----- Source material

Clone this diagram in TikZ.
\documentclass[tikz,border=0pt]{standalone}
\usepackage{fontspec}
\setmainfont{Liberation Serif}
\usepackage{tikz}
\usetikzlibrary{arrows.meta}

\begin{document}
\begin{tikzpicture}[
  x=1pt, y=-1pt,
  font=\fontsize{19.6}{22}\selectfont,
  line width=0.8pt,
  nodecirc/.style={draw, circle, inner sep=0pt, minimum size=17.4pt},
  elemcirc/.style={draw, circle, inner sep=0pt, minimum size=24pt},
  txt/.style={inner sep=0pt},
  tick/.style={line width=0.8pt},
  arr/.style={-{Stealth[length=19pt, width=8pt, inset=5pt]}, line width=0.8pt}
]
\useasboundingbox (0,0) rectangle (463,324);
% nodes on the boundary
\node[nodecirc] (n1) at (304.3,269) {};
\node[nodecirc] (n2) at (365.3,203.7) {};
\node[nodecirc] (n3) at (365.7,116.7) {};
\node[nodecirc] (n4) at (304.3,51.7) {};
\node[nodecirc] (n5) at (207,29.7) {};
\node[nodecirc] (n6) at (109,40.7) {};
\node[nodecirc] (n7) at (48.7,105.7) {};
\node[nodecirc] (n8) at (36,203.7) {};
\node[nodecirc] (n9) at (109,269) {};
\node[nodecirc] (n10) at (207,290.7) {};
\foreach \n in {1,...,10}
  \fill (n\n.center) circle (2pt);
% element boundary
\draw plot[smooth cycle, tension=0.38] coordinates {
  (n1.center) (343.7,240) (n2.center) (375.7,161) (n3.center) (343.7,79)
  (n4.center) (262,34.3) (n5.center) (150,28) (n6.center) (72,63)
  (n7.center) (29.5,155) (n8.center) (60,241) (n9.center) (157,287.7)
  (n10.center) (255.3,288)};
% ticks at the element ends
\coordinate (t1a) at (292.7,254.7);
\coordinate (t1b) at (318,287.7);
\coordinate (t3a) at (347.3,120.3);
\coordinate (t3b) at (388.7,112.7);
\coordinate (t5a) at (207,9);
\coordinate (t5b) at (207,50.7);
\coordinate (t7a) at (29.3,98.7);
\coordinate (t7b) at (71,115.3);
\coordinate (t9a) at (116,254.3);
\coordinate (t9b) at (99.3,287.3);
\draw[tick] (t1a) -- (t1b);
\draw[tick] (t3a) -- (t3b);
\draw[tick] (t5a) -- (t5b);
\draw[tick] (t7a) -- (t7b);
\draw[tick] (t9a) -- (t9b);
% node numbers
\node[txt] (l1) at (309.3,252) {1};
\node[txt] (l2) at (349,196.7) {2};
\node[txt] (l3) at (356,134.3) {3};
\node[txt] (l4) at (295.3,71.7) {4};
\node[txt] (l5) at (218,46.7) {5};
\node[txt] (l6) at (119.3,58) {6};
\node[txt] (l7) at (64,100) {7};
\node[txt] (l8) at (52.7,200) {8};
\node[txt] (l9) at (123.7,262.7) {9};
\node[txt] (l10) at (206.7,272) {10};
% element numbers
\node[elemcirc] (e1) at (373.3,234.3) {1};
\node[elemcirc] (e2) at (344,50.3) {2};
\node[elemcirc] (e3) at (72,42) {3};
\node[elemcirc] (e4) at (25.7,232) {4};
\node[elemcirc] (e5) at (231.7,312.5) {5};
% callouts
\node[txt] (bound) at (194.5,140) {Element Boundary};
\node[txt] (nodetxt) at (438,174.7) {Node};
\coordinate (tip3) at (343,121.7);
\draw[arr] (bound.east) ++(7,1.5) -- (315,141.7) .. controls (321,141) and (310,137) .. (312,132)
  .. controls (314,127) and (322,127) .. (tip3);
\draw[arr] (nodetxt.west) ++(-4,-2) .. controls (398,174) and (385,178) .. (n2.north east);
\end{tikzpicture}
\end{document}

----------

◆ Directions for this task
Type the whole listing again, unaltered.

◆ Response
Clone this diagram in TikZ.
\documentclass[tikz,border=0pt]{standalone}
\usepackage{fontspec}
\setmainfont{Liberation Serif}
\usepackage{tikz}
\usetikzlibrary{arrows.meta}

\begin{document}
\begin{tikzpicture}[
  x=1pt, y=-1pt,
  font=\fontsize{19.6}{22}\selectfont,
  line width=0.8pt,
  nodecirc/.style={draw, circle, inner sep=0pt, minimum size=17.4pt},
  elemcirc/.style={draw, circle, inner sep=0pt, minimum size=24pt},
  txt/.style={inner sep=0pt},
  tick/.style={line width=0.8pt},
  arr/.style={-{Stealth[length=19pt, width=8pt, inset=5pt]}, line width=0.8pt}
]
\useasboundingbox (0,0) rectangle (463,324);
% nodes on the boundary
\node[nodecirc] (n1) at (304.3,269) {};
\node[nodecirc] (n2) at (365.3,203.7) {};
\node[nodecirc] (n3) at (365.7,116.7) {};
\node[nodecirc] (n4) at (304.3,51.7) {};
\node[nodecirc] (n5) at (207,29.7) {};
\node[nodecirc] (n6) at (109,40.7) {};
\node[nodecirc] (n7) at (48.7,105.7) {};
\node[nodecirc] (n8) at (36,203.7) {};
\node[nodecirc] (n9) at (109,269) {};
\node[nodecirc] (n10) at (207,290.7) {};
\foreach \n in {1,...,10}
  \fill (n\n.center) circle (2pt);
% element boundary
\draw plot[smooth cycle, tension=0.38] coordinates {
  (n1.center) (343.7,240) (n2.center) (375.7,161) (n3.center) (343.7,79)
  (n4.center) (262,34.3) (n5.center) (150,28) (n6.center) (72,63)
  (n7.center) (29.5,155) (n8.center) (60,241) (n9.center) (157,287.7)
  (n10.center) (255.3,288)};
% ticks at the element ends
\coordinate (t1a) at (292.7,254.7);
\coordinate (t1b) at (318,287.7);
\coordinate (t3a) at (347.3,120.3);
\coordinate (t3b) at (388.7,112.7);
\coordinate (t5a) at (207,9);
\coordinate (t5b) at (207,50.7);
\coordinate (t7a) at (29.3,98.7);
\coordinate (t7b) at (71,115.3);
\coordinate (t9a) at (116,254.3);
\coordinate (t9b) at (99.3,287.3);
\draw[tick] (t1a) -- (t1b);
\draw[tick] (t3a) -- (t3b);
\draw[tick] (t5a) -- (t5b);
\draw[tick] (t7a) -- (t7b);
\draw[tick] (t9a) -- (t9b);
% node numbers
\node[txt] (l1) at (309.3,252) {1};
\node[txt] (l2) at (349,196.7) {2};
\node[txt] (l3) at (356,134.3) {3};
\node[txt] (l4) at (295.3,71.7) {4};
\node[txt] (l5) at (218,46.7) {5};
\node[txt] (l6) at (119.3,58) {6};
\node[txt] (l7) at (64,100) {7};
\node[txt] (l8) at (52.7,200) {8};
\node[txt] (l9) at (123.7,262.7) {9};
\node[txt] (l10) at (206.7,272) {10};
% element numbers
\node[elemcirc] (e1) at (373.3,234.3) {1};
\node[elemcirc] (e2) at (344,50.3) {2};
\node[elemcirc] (e3) at (72,42) {3};
\node[elemcirc] (e4) at (25.7,232) {4};
\node[elemcirc] (e5) at (231.7,312.5) {5};
% callouts
\node[txt] (bound) at (194.5,140) {Element Boundary};
\node[txt] (nodetxt) at (438,174.7) {Node};
\coordinate (tip3) at (343,121.7);
\draw[arr] (bound.east) ++(7,1.5) -- (315,141.7) .. controls (321,141) and (310,137) .. (312,132)
  .. controls (314,127) and (322,127) .. (tip3);
\draw[arr] (nodetxt.west) ++(-4,-2) .. controls (398,174) and (385,178) .. (n2.north east);
\end{tikzpicture}
\end{document}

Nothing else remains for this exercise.